На афише театра «Мастерская П. Фоменко» никогда не пишутся звания – только имена. Имя актера и есть его звание. Все знают, кто такие «фоменки» и что это за счастливый билет достался тем, кто носит это звание. Фоменко неизменно подчеркивал, что в их театре нет главного режиссера, а есть художественный руководитель, у которого нет подчиненных. Самой ценной наградой считал медаль имени Товстоногова, поскольку это – оценка коллег, отражающая его связь с родными по крови именами в профессии – петербуржцами Георгием Товстоноговым и Львом Додиным.
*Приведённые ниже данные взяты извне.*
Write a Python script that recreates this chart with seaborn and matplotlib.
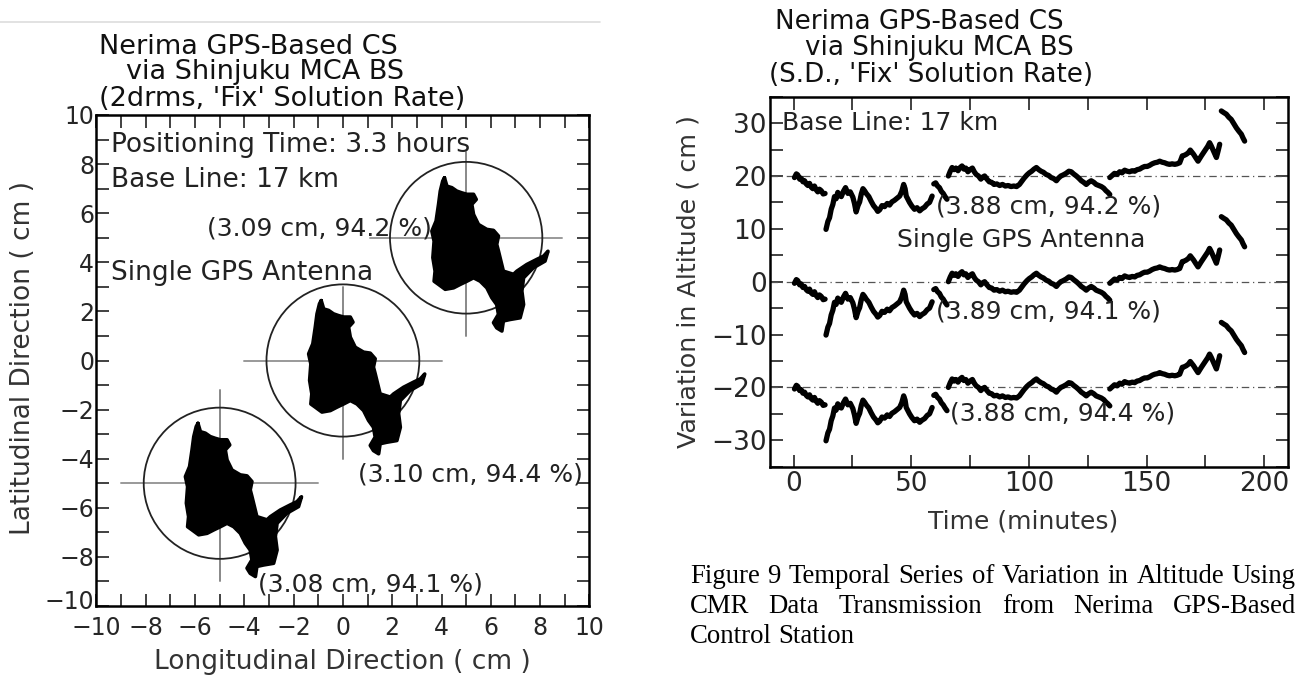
import numpy as np
import pandas as pd
import matplotlib
matplotlib.use("Agg")
import matplotlib.pyplot as plt
import matplotlib.transforms as mtransforms
import seaborn as sns
from matplotlib.patches import Circle
from matplotlib.lines import Line2D
from matplotlib.ticker import MultipleLocator

W, H = 1299, 676

# ---------------- data: left panel (horizontal scatter of three antennas) ----------------
cluster_cx = [5, 0, -5]
cluster_cy = [5, 0, -5]
cluster_r = [3.09, 3.10, 3.08]
cluster_labels = ["(3.09 cm, 94.2 %)", "(3.10 cm, 94.4 %)", "(3.08 cm, 94.1 %)"]
cluster_label_x = [-5.53, 0.60, -3.44]
cluster_label_y = [5.38, -4.66, -9.14]
cross_up = [3.5, 3.0, 3.8]
cross_down = [4.0, 4.0, 4.0]
cross_half = [3.9, 4.0, 4.0]

# outline of the dense point cloud, relative to each cluster centre (cm)
blob_dx = [-0.88, -0.78, -0.58, -0.38, -0.18, 0.03, 0.30, 0.41, 0.23, 0.30, 0.50, 0.84,
           1.11, 1.31, 1.24, 1.31, 1.51, 1.92, 2.06, 2.46, 2.87, 3.14, 3.32, 3.20, 2.73,
           2.33, 2.26, 2.33, 2.19, 1.78, 1.51, 1.45, 1.24, 1.11, 1.31, 1.24, 1.04, 0.84,
           0.57, 0.30, 0.03, -0.24, -0.51, -0.85, -1.12, -1.30, -1.26, -1.35, -1.30,
           -1.39, -1.22, -1.12, -1.05, -0.95]
blob_dy = [2.44, 2.10, 2.04, 1.90, 1.83, 1.77, 1.77, 1.56, 1.36, 0.95, 0.54, 0.34,
           0.30, 0.07, -0.27, -0.54, -1.36, -1.49, -1.36, -1.09, -0.88, -0.75, -0.55, -0.95, -1.22,
           -1.63, -2.17, -2.72, -3.26, -3.33, -3.39, -3.80, -3.67, -3.46, -3.12, -2.72, -2.44, -2.04,
           -1.77, -1.63, -1.77, -1.90, -2.04, -2.10, -1.90, -1.77, -1.36, -0.81, -0.14,
           0.27, 0.68, 1.36, 1.90, 2.31]

# ---------------- data: right panel (altitude time series) ----------------
series_offsets = [20, 0, -20]
series_labels = ["(3.88 cm, 94.2 %)", "(3.89 cm, 94.1 %)", "(3.88 cm, 94.4 %)"]
series_label_t = [60.5, 60.5, 66.3]
series_label_v = [14.2, -5.7, -24.9]

seg1 = [(0.4, -0.3), (1.2, 0.4), (1.8, 0.2), (2.6, -0.6), (3.2, -0.4), (4.0, -1.1), (4.7, -0.9),
        (5.4, -1.5), (6.1, -1.8), (6.8, -1.4), (7.5, -2.1), (8.2, -2.4), (8.9, -1.9), (9.6, -2.6),
        (10.3, -3.0), (11.0, -2.5), (11.8, -2.8), (12.6, -3.4), (13.4, -3.3)]
seg2 = [(13.8, -10.1), (14.6, -8.6), (15.3, -7.9), (16.0, -6.3), (16.7, -5.4), (17.4, -3.9),
        (18.1, -4.3), (18.8, -3.1), (19.5, -3.7), (20.3, -3.9), (21.2, -2.9), (22.1, -2.2),
        (23.1, -3.3), (24.1, -3.0), (25.2, -4.0), (25.9, -5.2), (26.6, -6.8), (27.4, -5.6),
        (28.1, -4.9), (28.8, -3.4), (29.5, -2.4), (30.2, -2.8), (30.9, -3.3), (32.0, -3.9),
        (33.0, -4.8), (34.0, -5.6), (35.1, -6.2), (35.8, -6.7), (36.6, -6.4), (37.6, -5.6),
        (38.7, -5.8), (39.8, -5.2), (40.8, -5.5), (41.8, -4.9), (42.9, -4.6), (44.0, -4.2),
        (45.1, -3.8), (46.0, -2.9), (46.8, -1.6), (47.4, -2.4), (47.9, -3.8), (48.6, -4.4),
        (49.3, -5.0), (50.3, -5.7), (51.4, -6.3), (52.5, -6.0), (53.6, -6.6), (54.6, -6.2),
        (55.7, -5.9), (56.8, -5.3), (57.8, -5.0), (58.9, -3.8)]
seg3 = [(59.6, -1.5), (60.4, -1.3), (61.2, -1.9), (62.0, -2.2), (62.8, -2.9), (63.6, -3.3),
        (64.4, -3.9), (65.2, -4.4)]
seg4 = [(65.8, 0.0), (66.6, 0.9), (67.4, 1.6), (68.2, 1.2), (69.0, 1.5), (69.9, 1.0), (70.8, 1.6),
        (71.6, 1.9), (72.4, 1.3), (73.2, 1.5), (74.1, 0.8), (75.0, 1.2), (76.0, 1.5), (76.8, 0.8),
        (77.6, 0.3), (78.6, 0.0), (79.6, -0.6), (80.4, -0.2), (81.2, 0.0), (82.2, -0.6),
        (83.2, -1.1), (84.2, -1.2), (85.2, -1.6), (86.4, -1.5), (87.6, -1.8), (88.8, -1.6),
        (90.0, -1.9), (91.2, -1.8), (92.4, -2.0), (93.6, -1.9), (94.8, -2.0), (96.0, -1.6),
        (97.0, -1.0), (98.0, -0.4), (99.2, 0.2), (100.2, 0.6), (101.2, 0.9), (102.2, 1.3),
        (103.2, 1.6), (104.2, 1.2), (105.2, 0.9), (106.2, 0.7), (107.3, 0.3), (108.4, 0.1),
        (109.5, -0.3), (110.6, -0.5), (111.7, -0.9), (112.6, -0.4), (113.6, 0.0), (114.6, 0.2),
        (115.8, 0.5), (117.0, 0.9), (118.0, 0.8), (119.0, 0.4), (120.2, 0.0), (121.2, -0.4),
        (122.3, -0.9), (123.3, -1.2), (124.4, -1.6), (125.4, -1.2), (126.5, -0.9), (127.6, -1.2),
        (128.6, -1.6), (129.7, -1.8), (130.8, -2.0), (131.8, -2.3), (132.8, -2.8), (133.6, -3.1),
        (134.4, -3.5)]
seg5 = [(134.4, -0.3), (135.4, 0.1), (136.4, 0.5), (137.5, 0.3), (138.6, 0.8), (139.6, 0.6),
        (140.7, 1.1), (141.8, 0.9), (142.8, 0.8), (143.9, 1.0), (145.0, 0.9), (146.0, 1.2),
        (147.1, 1.3), (148.2, 1.6), (149.2, 1.8), (150.3, 1.8), (151.3, 2.0), (152.4, 2.3),
        (153.5, 2.5), (154.6, 2.6), (155.6, 2.8), (156.7, 2.6), (157.7, 2.5), (158.8, 2.3),
        (159.8, 2.2), (160.9, 2.3), (162.0, 2.2), (163.0, 2.3), (164.1, 2.5), (164.7, 3.2),
        (165.2, 3.8), (166.0, 3.9), (166.9, 4.1), (167.8, 4.4), (168.6, 4.9), (169.3, 4.5),
        (170.0, 4.1), (171.0, 3.4), (171.9, 2.8), (172.6, 3.3), (173.3, 3.8), (174.2, 4.4),
        (175.1, 5.0), (176.0, 5.6), (176.8, 6.3), (177.5, 5.7), (178.2, 5.0), (179.0, 4.2),
        (179.7, 3.5), (180.4, 4.7), (181.1, 6.0)]
seg6 = [(181.8, 12.3), (182.8, 12.0), (183.9, 11.7), (185.0, 11.1), (186.0, 10.7), (187.1, 9.9),
        (188.2, 9.1), (189.2, 8.5), (190.3, 7.9), (191.0, 7.2), (191.7, 6.6)]
segments = [seg1, seg2, seg3, seg4, seg5, seg6]

caption_lines = ["Figure 9 Temporal Series of Variation in Altitude Using",
                 "CMR Data Transmission from Nerima GPS-Based",
                 "Control Station"]

# ---------------- style ----------------
sns.set_theme(style="ticks")
plt.rcParams['font.family'] = ['DejaVu Sans']
plt.rcParams['axes.linewidth'] = 1.8
plt.rcParams['axes.edgecolor'] = 'black'
plt.rcParams['text.color'] = '#111111'

fig = plt.figure(figsize=(W / 100, H / 100), dpi=100)
fig.patch.set_facecolor('white')


def fx(x):
    return x / W


def fy(y):
    return 1 - y / H


# page rule at the top of the left figure
fig.add_artist(Line2D([0, fx(600)], [fy(22), fy(22)], color='#dddddd', lw=1.2,
                      transform=fig.transFigure))

# ================= left panel =================
ax1 = fig.add_axes([fx(96.4), fy(606), fx(589.4 - 96.4), (606 - 115) / H])
ax1.set_facecolor('white')

rows = []
for k, (cx, cy) in enumerate(zip(cluster_cx, cluster_cy)):
    xs = [cx + d for d in blob_dx] + [cx + blob_dx[0]]
    ys = [cy + d for d in blob_dy] + [cy + blob_dy[0]]
    for i, (x, y) in enumerate(zip(xs, ys)):
        rows.append(dict(x=x, y=y, cluster=k, order=i))
blobs = pd.DataFrame(rows)

for k, (cx, cy, r) in enumerate(zip(cluster_cx, cluster_cy, cluster_r)):
    ax1.plot([cx - cross_half[k], cx + cross_half[k]], [cy, cy], color='#999999', lw=1.4, zorder=1)
    ax1.plot([cx, cx], [cy - cross_down[k], cy + cross_up[k]], color='#888888', lw=1.4, zorder=1)
    ax1.add_patch(Circle((cx, cy), r, fill=False, ec='#222222', lw=1.3, zorder=2))
    sub = blobs[blobs.cluster == k]
    ax1.fill(sub.x, sub.y, color='black', zorder=3)

sns.lineplot(data=blobs, x='x', y='y', units='cluster', estimator=None, sort=False,
             color='black', lw=2.6, ax=ax1, legend=False, zorder=3)

for lab, lx, ly in zip(cluster_labels, cluster_label_x, cluster_label_y):
    ax1.text(lx, ly, lab, fontsize=18, va='center', ha='left', zorder=4, color='#222222')
ax1.text(-9.41, 8.78, "Positioning Time: 3.3 hours", fontsize=19, va='center', ha='left',
         color='#222222')
ax1.text(-9.41, 7.35, "Base Line: 17 km", fontsize=19, va='center', ha='left', color='#222222')
ax1.text(-9.41, 3.55, "Single GPS Antenna", fontsize=19, va='center', ha='left', color='#222222')

ax1.set_xlim(-10, 10)
ax1.set_ylim(-10, 10)
ax1.set_xticks(range(-10, 11, 2))
ax1.set_yticks(range(-10, 11, 2))
ax1.xaxis.set_minor_locator(MultipleLocator(1))
ax1.yaxis.set_minor_locator(MultipleLocator(1))
ax1.tick_params(which='both', direction='in', top=True, right=True, length=9, width=1.3,
                color='#333333')
ax1.tick_params(axis='x', labelsize=17, pad=7.5)
ax1.tick_params(axis='y', labelsize=17, pad=1.5)
ax1.set_xlabel('')
ax1.set_ylabel('')
for s in ax1.spines.values():
    s.set_linewidth(1.8)
# lift the lowest y label a little so it clears the x label at the corner
low_lab = ax1.yaxis.get_major_ticks()[0].label1
low_lab.set_transform(low_lab.get_transform() +
                      mtransforms.ScaledTranslation(0, 5 / 72, fig.dpi_scale_trans))

fig.text(fx(98.7), fy(46.7), "Nerima GPS\u2010Based CS", fontsize=19.5, va='center', ha='left')
fig.text(fx(126.3), fy(72), "via Shinjuku MCA BS", fontsize=19.5, va='center', ha='left')
fig.text(fx(98.7), fy(98.7), "(2drms, 'Fix' Solution Rate)", fontsize=19.5, va='center', ha='left')
fig.text(fx(342.5), fy(662), "Longitudinal Direction ( cm )", fontsize=19, va='center', ha='center',
         color='#333333')
fig.text(fx(23), fy(358), "Latitudinal Direction ( cm )", fontsize=19, va='center', ha='center',
         rotation=90, color='#333333')

# ================= right panel =================
ax2 = fig.add_axes([fx(770), fy(466.7), fx(1287.7 - 770), (466.7 - 96.7) / H])
ax2.set_facecolor('white')

trows = []
for off in series_offsets:
    for j, seg in enumerate(segments):
        for i, (t, v) in enumerate(seg):
            trows.append(dict(t=t, v=v + off, unit=f"{off}_{j}", order=i))
ts = pd.DataFrame(trows)

for off in series_offsets:
    ax2.axhline(off, color='#555555', lw=0.9, ls=(0, (6, 3, 1, 3)), zorder=1)

sns.lineplot(data=ts, x='t', y='v', units='unit', estimator=None, sort=False,
             color='black', lw=3.8, ax=ax2, legend=False, zorder=3)

for lab, lt, lv in zip(series_labels, series_label_t, series_label_v):
    ax2.text(lt, lv, lab, fontsize=18, va='center', ha='left', zorder=4, color='#222222')
ax2.text(-4.7, 30, "Base Line: 17 km", fontsize=18, va='center', ha='left', color='#222222')
ax2.text(44, 7.9, "Single GPS Antenna", fontsize=18, va='center', ha='left', color='#222222')

ax2.set_xlim(-10, 210)
ax2.set_ylim(-35, 35)
ax2.set_xticks(range(0, 201, 50))
ax2.set_yticks(range(-30, 31, 10))
ax2.xaxis.set_minor_locator(MultipleLocator(25))
ax2.yaxis.set_minor_locator(MultipleLocator(5))
ax2.tick_params(which='both', direction='in', top=True, right=True, length=9, width=1.3,
                color='#333333')
ax2.tick_params(axis='x', labelsize=19, pad=3)
ax2.tick_params(axis='y', labelsize=19, pad=2.5)
ax2.set_xlabel('')
ax2.set_ylabel('')
for s in ax2.spines.values():
    s.set_linewidth(1.8)

fig.text(fx(775), fy(22), "Nerima GPS\u2010Based CS", fontsize=18.8, va='center', ha='left')
fig.text(fx(804.6), fy(48), "via Shinjuku MCA BS", fontsize=18.8, va='center', ha='left')
fig.text(fx(768.7), fy(75), "(S.D., 'Fix' Solution Rate)", fontsize=18.8, va='center', ha='left')
fig.text(fx(1023), fy(521.7), "Time (minutes)", fontsize=18, va='center', ha='center',
         color='#333333')
fig.text(fx(688.5), fy(281), "Variation in Altitude ( cm )", fontsize=18.3, va='center',
         ha='center', rotation=90, color='#333333')

# ================= caption (justified) =================
renderer = fig.canvas.get_renderer()
cap_x0, cap_x1 = 689.8, 1296
cap_y = [576.7, 606.7, 636.7]
cap_fs = 19.3
for li, (line, yy) in enumerate(zip(caption_lines, cap_y)):
    words = line.split(' ')
    texts = [fig.text(fx(cap_x0), fy(yy), w, fontsize=cap_fs, family=['Liberation Serif'],
                      va='center', ha='left', color='black') for w in words]
    widths = [t.get_window_extent(renderer).width for t in texts]
    if li < len(caption_lines) - 1 and len(words) > 1:
        gap = ((cap_x1 - cap_x0) - sum(widths)) / (len(words) - 1)
    else:
        sp = fig.text(0, 0, 'a a', fontsize=cap_fs, family=['Liberation Serif'])
        sp2 = fig.text(0, 0, 'aa', fontsize=cap_fs, family=['Liberation Serif'])
        gap = sp.get_window_extent(renderer).width - sp2.get_window_extent(renderer).width
        sp.remove()
        sp2.remove()
    x = cap_x0
    for t, w in zip(texts, widths):
        t.set_x(fx(x))
        x += w + gap

fig.savefig('out.png', dpi=100, facecolor='white')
Когда заканчивалось строительство нового здания «Мастерской» на набережной Шевченко, режиссера чрезвычайно беспокоило, что с обретением того, к чему театр так стремился и заслужил годами скитаний, работы и ожидания, может нарушиться что-то важное. Что новая сцена будет «не намолена», а на то, чтобы вдохнуть в нее жизнь, уйдут годы. И силы у него убывают… (Я вспоминала, как любимый нами обоими Евгений Владимирович Колобов, получив построенное Ю. М. Лужковым здание «Новой Оперы», говорил, цитируя Юрия Нагибина: «Победа, как всегда, приходит слишком поздно, став ненужной…») Однако из последних сил Фоменко прививал эту театральную «бациллу» в здании современной архитектуры с элегантным мраморным фойе, панорамными окнами с видом на Москву-Сити, с мягким серым залом, лифтами и лестницами. Он удивлялся, как быстро актеры освоились в своих комфортабельных гримерках, подземном паркинге и массажном кабинете, и тосковал по неудобным (для него это было синонимом идеального) и узким пространствам старой сцены, ностальгировал по своим любимым «щелям», тесным залам и несущим колоннам, вписанным им в действие пьес разных авторов и эпох.
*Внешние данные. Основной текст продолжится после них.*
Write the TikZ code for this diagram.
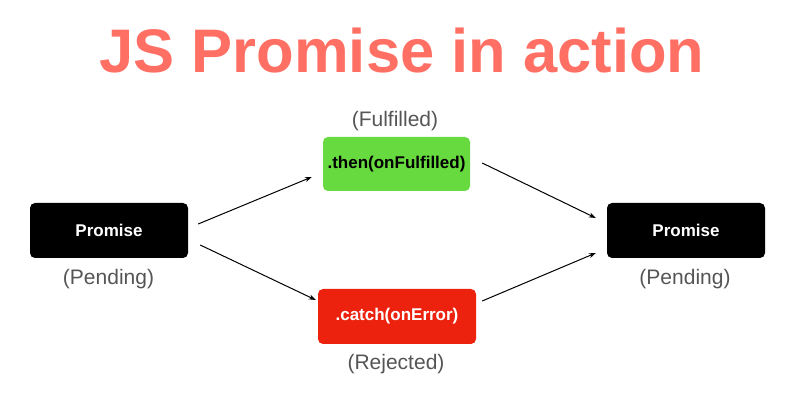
\documentclass[tikz,border=0pt]{standalone}
\usepackage{fontspec}
\setmainfont{Liberation Sans}
\usetikzlibrary{arrows.meta}
\definecolor{titlered}{RGB}{255,111,100}
\definecolor{boxgreen}{RGB}{102,218,62}
\definecolor{boxred}{RGB}{236,34,14}
\definecolor{labelgray}{RGB}{85,85,85}
\tikzset{
  statebox/.style={rounded corners=5pt, minimum width=158pt, minimum height=55pt, inner sep=0pt, font=\fontsize{17}{20}\selectfont\bfseries},
  blackbox/.style={statebox, fill=black, text=white},
  greenbox/.style={statebox, fill=boxgreen, text=black, minimum width=147pt, minimum height=54pt},
  redbox/.style={statebox, fill=boxred, text=white},
  statelabel/.style={inner sep=0pt, text=labelgray, font=\fontsize{21}{24}\selectfont},
  arr/.style={-{Stealth[length=7pt,width=5pt]}, line width=1pt, black},
}
\begin{document}
\begin{tikzpicture}[x=1pt,y=1pt]
\useasboundingbox (0,0) rectangle (800,393);
\node[text=titlered, font=\fontsize{61.5}{68}\selectfont\bfseries, anchor=base, inner sep=0pt] (title) at (402,320) {JS Promise in action};
\node[blackbox] (L) at (109,162.5) {Promise};
\node[greenbox] (G) at (396.5,229) {.then(onFulfilled)};
\node[redbox] (Rd) at (397,76.5) {.catch(onError)};
\node[blackbox] (R) at (686,162.5) {Promise};
\node[statelabel] (Lp) at (108.5,114) {(Pending)};
\node[statelabel] (Gp) at (395,271.5) {(Fulfilled)};
\node[statelabel] (Rdp) at (396,29) {(Rejected)};
\node[statelabel] (Rp) at (685,114) {(Pending)};
\draw[arr] ([shift={(10,6.5)}]L.east) -- ([shift={(-11,-13)}]G.west);
\draw[arr] ([shift={(12,-14.5)}]L.east) -- ([shift={(-2,16.5)}]Rd.west);
\draw[arr] ([shift={(12,1)}]G.east) -- ([shift={(-11,12.5)}]R.west);
\draw[arr] ([shift={(6,15.5)}]Rd.east) -- ([shift={(-11,-22.5)}]R.west);
\end{tikzpicture}
\end{document}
К счастью, «Мастерская Петра Фоменко» остается островом, где истинные ценности не потеряли своего значения. Поэтому, когда Петр Наумович произносил свой коронный тост: «За торжество нашего безнадежного дела!», он не лукавил. (К слову, «творчество» – едва ли не первый запрет в терминологическом словаре Фоменко.) Дело, которым он занимался, и есть его жизнь. «А строительным материалом для него оказывается собственная судьба…»
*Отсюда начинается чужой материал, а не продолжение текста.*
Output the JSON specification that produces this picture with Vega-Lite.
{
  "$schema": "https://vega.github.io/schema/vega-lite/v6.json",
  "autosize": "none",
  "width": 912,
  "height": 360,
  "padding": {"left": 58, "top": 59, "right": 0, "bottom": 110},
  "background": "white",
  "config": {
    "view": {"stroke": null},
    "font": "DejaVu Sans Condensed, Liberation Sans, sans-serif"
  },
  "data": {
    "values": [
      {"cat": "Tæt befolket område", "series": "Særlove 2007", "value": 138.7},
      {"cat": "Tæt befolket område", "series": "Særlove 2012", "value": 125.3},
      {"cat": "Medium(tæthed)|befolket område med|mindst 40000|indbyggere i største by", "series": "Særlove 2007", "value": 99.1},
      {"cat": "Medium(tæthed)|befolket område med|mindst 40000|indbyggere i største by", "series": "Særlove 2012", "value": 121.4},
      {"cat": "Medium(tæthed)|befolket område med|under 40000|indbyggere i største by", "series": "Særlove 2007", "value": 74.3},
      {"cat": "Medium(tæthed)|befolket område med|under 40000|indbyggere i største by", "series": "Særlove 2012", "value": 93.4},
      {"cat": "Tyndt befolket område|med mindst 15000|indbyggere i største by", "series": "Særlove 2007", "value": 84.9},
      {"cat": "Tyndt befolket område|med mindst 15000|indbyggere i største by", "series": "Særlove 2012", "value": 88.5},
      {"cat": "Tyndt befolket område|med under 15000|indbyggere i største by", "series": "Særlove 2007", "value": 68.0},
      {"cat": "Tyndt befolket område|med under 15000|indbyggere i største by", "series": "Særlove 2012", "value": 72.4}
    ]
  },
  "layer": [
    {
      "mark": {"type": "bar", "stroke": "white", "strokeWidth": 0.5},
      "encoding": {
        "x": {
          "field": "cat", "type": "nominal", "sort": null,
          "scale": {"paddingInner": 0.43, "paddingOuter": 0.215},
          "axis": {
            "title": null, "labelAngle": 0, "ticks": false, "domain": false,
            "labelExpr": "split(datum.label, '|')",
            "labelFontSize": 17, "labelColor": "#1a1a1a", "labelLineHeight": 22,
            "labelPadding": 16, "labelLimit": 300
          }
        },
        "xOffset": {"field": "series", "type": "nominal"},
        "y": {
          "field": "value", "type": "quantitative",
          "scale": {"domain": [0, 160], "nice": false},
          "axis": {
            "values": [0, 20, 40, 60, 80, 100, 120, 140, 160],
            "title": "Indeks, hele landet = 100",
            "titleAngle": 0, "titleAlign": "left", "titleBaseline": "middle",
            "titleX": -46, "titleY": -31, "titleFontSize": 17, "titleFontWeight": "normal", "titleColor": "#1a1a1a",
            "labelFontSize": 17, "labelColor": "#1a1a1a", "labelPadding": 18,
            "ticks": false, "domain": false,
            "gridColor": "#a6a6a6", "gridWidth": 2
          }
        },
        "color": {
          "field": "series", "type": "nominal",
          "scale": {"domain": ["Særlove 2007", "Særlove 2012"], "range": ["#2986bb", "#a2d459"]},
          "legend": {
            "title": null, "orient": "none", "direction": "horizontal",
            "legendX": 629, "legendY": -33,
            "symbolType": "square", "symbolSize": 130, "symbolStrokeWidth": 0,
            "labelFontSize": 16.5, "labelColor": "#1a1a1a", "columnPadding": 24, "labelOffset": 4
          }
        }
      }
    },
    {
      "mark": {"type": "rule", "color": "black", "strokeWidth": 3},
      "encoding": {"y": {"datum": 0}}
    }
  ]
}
Петр Наумович имел в виду не только тревожное будущее театра, привыкшего противостоять бешеным ритмам циничной реальности с помощью неспешной вдумчивой работы, но и то, как сложится их жизнь в новых стенах. Он не боялся признаться, что временами его охватывает «дикий страх». Театр требует отваги, «безрассудного веселья», «вольнодумной глубины»… Микроб театра должен прижиться и в новом здании. Тем более, если раньше он прижился в таких «антитеатральных» стенах, как бывший кинотеатр «Киев» в доме брежневской номенклатуры, значит, не в стенах дело. А в том, чтобы достало сил и лет… (Петр Наумович рассказывал, как отправился осматривать кинотеатр после решения, что «Киев» передают «Мастерской». Купил билет на заграничный фильм и, сидя в темноте, прикидывал, как впишутся уже поставленные и только задуманные спектакли в это пространство. Движимый желанием немедленно все рассчитать, он рванулся измерять шагами ширину будущей сцены. На экране в это время шел какой-то эротический эпизод. «Смотри, как дед-то возбудился!» – прокомментировал кто-то из зрителей. Петр Наумович продолжал шагать вдоль экрана, не обращая внимания ни на что… А ведь на этой сцене предстояло родиться его лучшим постановкам.)